All About Brake Lines – Flaring Tips

Are you trying to replace your brake lines yourself and wondering what tools, tricks, and tips you will need to complete this task? Well we have a guide of pro tips and tricks that will help you flare your brake lines, and make sure it’s done properly. Brakes themselves, although complicated in general, are fairly straightforward in how they work. The role brake lines play in the braking process is key to vehicle safety, so properly flaring brake lines correctly is extremely important. Let us take a look at how to flare brakes the right way.

  • First of all, knowing what kind of flare is needed on your vehicle is important, because interchanging flare types is a bad idea. There are three basic types of brake line flares, each found on different kinds of braking systems and brake lines.
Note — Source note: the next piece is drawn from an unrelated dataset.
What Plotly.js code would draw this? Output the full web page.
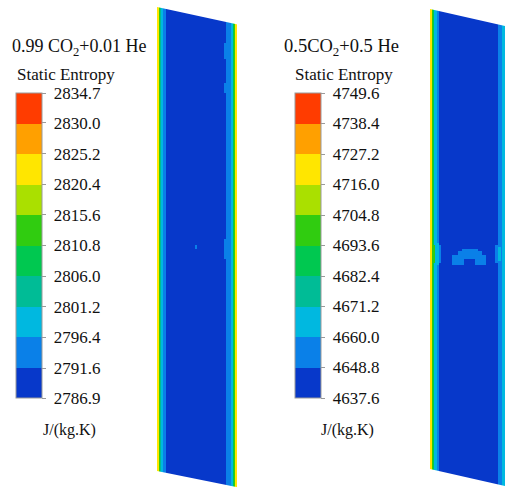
<!DOCTYPE html>
<html>
<head>
<meta charset="utf-8">
<script src="https://cdn.plot.ly/plotly-3.0.1.min.js"></script>
<style>
  body { margin: 0; background: #fff; }
  #chart { width: 505px; height: 488px; }
</style>
</head>
<body>
<div id="chart"></div>
<script>
// contour bands, lowest to highest
var bandColors = ['#0738ca', '#0a80e8', '#00b8e0', '#00bc96', '#00c850',
                  '#30cc10', '#aae000', '#ffe600', '#ffa000', '#ff3c00'];

// case 1: 0.99 CO2 + 0.01 He
var leftTicks = [2786.9, 2791.6, 2796.4, 2801.2, 2806.0, 2810.8, 2815.6, 2820.4, 2825.2, 2830.0, 2834.7];
var leftTickText = ['2786.9', '2791.6', '2796.4', '2801.2', '2806.0', '2810.8', '2815.6', '2820.4', '2825.2', '2830.0', '2834.7'];
var leftCore = 2789.0;
var leftWallIn = [2823, 2822, 2812, 2805, 2799, 2798, 2794, 2794, 2793];
var leftWallOut = [2793, 2793, 2794, 2794, 2795, 2799, 2800, 2810, 2813, 2822, 2823];
// local spots: [yFrom, yTo, colFrom, colTo, value]
var leftSpots = [
  [44, 58, 67, 69, 2794],
  [84, 92, 67, 69, 2794],
  [240, 258, 67, 69, 2794],
  [246, 249, 38, 40, 2794]
];

// case 2: 0.5 CO2 + 0.5 He
var rightTicks = [4637.6, 4648.8, 4660.0, 4671.2, 4682.4, 4693.6, 4704.8, 4716.0, 4727.2, 4738.4, 4749.6];
var rightTickText = ['4637.6', '4648.8', '4660.0', '4671.2', '4682.4', '4693.6', '4704.8', '4716.0', '4727.2', '4738.4', '4749.6'];
var rightCore = 4643.0;
var rightWallIn = [4721, 4719, 4700, 4688, 4666, 4664, 4662, 4655, 4653];
var rightWallOut = [4654, 4654, 4655, 4656, 4665, 4664, 4666, 4690, 4700, 4720, 4721];
var rightSpots = [
  [246, 262, 2, 5, 4700],
  [244, 264, 5, 9, 4665],
  [246, 262, 9, 11, 4654],
  [246, 262, 65, 68, 4654],
  [248, 260, 68, 71, 4665],
  [249, 252, 32, 48, 4654],
  [252, 256, 28, 52, 4654],
  [256, 259, 22, 56, 4654],
  [259, 264, 22, 34, 4654],
  [259, 264, 45, 56, 4654]
];

var W = 505, H = 488;
var nRows = 241;

function buildField(wallIn, core, coreCols, wallOut, spots) {
  var base = wallIn.slice();
  for (var i = 0; i < coreCols; i++) base.push(core);
  base = base.concat(wallOut);
  var z = [], ys = [];
  for (var r = 0; r < nRows; r++) {
    var yc = 8 + 2 * r;
    ys.push(yc);
    var line = base.slice();
    spots.forEach(function (s) {
      if (yc >= s[0] && yc <= s[1]) {
        for (var c = s[2]; c < s[3]; c++) line[c] = s[4];
      }
    });
    z.push(line);
  }
  var xs = base.map(function (_, i) { return i + 0.5; });
  return { x: xs, y: ys, z: z };
}

function bandScale(colors) {
  var cs = [];
  var n = colors.length;
  colors.forEach(function (c, i) {
    cs.push([i / n, c]);
    cs.push([(i + 1) / n, c]);
  });
  return cs;
}

function colorbarAt(xPx, ticks, labels) {
  return {
    x: xPx / W, xanchor: 'left', xref: 'paper',
    y: 1 - 245.5 / H, yanchor: 'middle',
    len: 305, lenmode: 'pixels',
    thickness: 26, thicknessmode: 'pixels',
    xpad: 0, ypad: 0,
    outlinewidth: 1, outlinecolor: '#9a9a9a',
    tickmode: 'array', tickvals: ticks,
    // no-break space pushes labels a little off the tick marks
    ticktext: labels.map(function (s) { return '\u00a0' + s; }),
    ticks: 'outside', ticklen: 4, tickwidth: 1, tickcolor: '#9a9a9a',
    tickfont: { family: 'Liberation Serif', size: 17, color: '#111' }
  };
}

var leftField = buildField(leftWallIn, leftCore, 60, leftWallOut, leftSpots);
var rightField = buildField(rightWallIn, rightCore, 59, rightWallOut, rightSpots);

var data = [
  {
    type: 'heatmap', x: leftField.x, y: leftField.y, z: leftField.z,
    xaxis: 'x', yaxis: 'y',
    zmin: leftTicks[0], zmax: leftTicks[leftTicks.length - 1],
    colorscale: bandScale(bandColors), zsmooth: false, hoverinfo: 'skip',
    colorbar: colorbarAt(16, leftTicks, leftTickText)
  },
  {
    type: 'heatmap', x: rightField.x, y: rightField.y, z: rightField.z,
    xaxis: 'x2', yaxis: 'y',
    zmin: rightTicks[0], zmax: rightTicks[rightTicks.length - 1],
    colorscale: bandScale(bandColors), zsmooth: false, hoverinfo: 'skip',
    colorbar: colorbarAt(295, rightTicks, rightTickText)
  }
];

// white masks give the strips their slanted ends
function maskPath(pts) {
  return pts.map(function (p, i) {
    return (i ? 'L' : 'M') + (p[0] / W).toFixed(5) + ',' + (1 - p[1] / H).toFixed(5);
  }).join(' ') + ' Z';
}
function mask(pts) {
  return { type: 'path', xref: 'paper', yref: 'paper', path: maskPath(pts),
           fillcolor: '#ffffff', line: { width: 0 }, layer: 'above' };
}

var serif = 'Liberation Serif';
function label(text, xPx, yPx, anchor, size) {
  return { text: text, x: xPx / W, y: 1 - yPx / H, xref: 'paper', yref: 'paper',
           xanchor: anchor, yanchor: 'middle', showarrow: false,
           font: { family: serif, size: size, color: '#111' } };
}

var layout = {
  width: W, height: H,
  margin: { l: 0, r: 0, t: 0, b: 0 },
  paper_bgcolor: '#fff', plot_bgcolor: 'rgba(0,0,0,0)',
  showlegend: false,
  xaxis: { domain: [157 / W, 237 / W], range: [0, 80], visible: false, fixedrange: true },
  xaxis2: { domain: [430 / W, 1], range: [0, 75], visible: false, anchor: 'y', fixedrange: true },
  yaxis: { domain: [0, 1], range: [488, 0], visible: false, fixedrange: true },
  shapes: [
    mask([[155, 0], [240, 0], [240, 25], [157, 7], [155, 7]]),
    mask([[155, 471], [157, 471], [240, 487.7], [240, 490], [155, 490]]),
    mask([[428, 0], [510, 0], [510, 27.1], [430, 9], [428, 9]]),
    mask([[428, 469], [430, 469], [510, 487.1], [510, 490], [428, 490]])
  ],
  annotations: [
    label('0.99 CO<sub>2</sub>+0.01 He', 10, 47, 'left', 18),
    label('Static Entropy', 15, 74, 'left', 17),
    label('J/(kg.K)', 69, 430, 'center', 16),
    label('0.5CO<sub>2</sub>+0.5 He', 282, 47, 'left', 18.5),
    label('Static Entropy', 293, 74, 'left', 17),
    label('J/(kg.K)', 347, 430, 'center', 16)
  ]
};

Plotly.newPlot('chart', data, layout, { displayModeBar: false, staticPlot: true });
</script>
</body>
</html>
Single flares are uncommon because they have a tendency to crack and leak, which is something no one wants their brake lines to ever do. This makes single flares most likely a type you won’t be needing to use. The other two flare types, double flares and bubble flares, are what your vehicle will most likely need. So before starting the project, research or look to see what kind of flares you will need for your brake line.
  • Secondly, after figuring out what kind of flares are needed, you will need to decide what brake line flaring tool you want to buy. Some may be cheaper but harder to use, others may be on the more expensive side but have more features and create better flares. The basic wingnut style, single/double flare tool, the universal hydraulic flaring tool or the Pro flaring tool, are the most commonly flaring tools used for do-yourself-projects. The wingnut is cheap and small, and can be used on the car, but making flares is difficult and making perfect flares is even harder. The Universal hydraulic can also be used on the car, and makes easy flares, but can also over-flare the brake lines as well. They have different interchanging parts that allow you to make many different flares for different needs. The Pro is difficult to use in the car, but if used in a vice, makes near-perfect flares. Choosing your flaring tool can make this part of your brake line projects either easier or harder, so choose wisely.
  • Thirdly, now that you know what flares are needed and which flaring tool you will be using, it is now the time to flare your brake lines. Understand, if you have cut your break line with a tube cutter, to get your line to the right size, then it should make the flare come out evenly. If you have used a grinder or hacksaw, it may cause the flares to come out inconsistent, entirely because of a brake line not being cut evenly. Also, if you notice burrs or debris from cutting on the ends of the brake lines, be sure to deburr them before flaring. This will make sure your flare is uniform and prevent leaks. Follow the directions of your flaring tool to ensure a perfect flare.

The process of fitting lines for your brake is extremely important as brakes are nearly the most important part on your vehicle. The difference between doing good, clean work on your brake lines and doing sloppy, lousy work is, without exaggeration, the difference between life and death. When working on the brakes yourself, keeping the importance of your brake lines in mind will help you do the best job possible, and make certain you create flares that are ready to take the full pressure of safe braking system.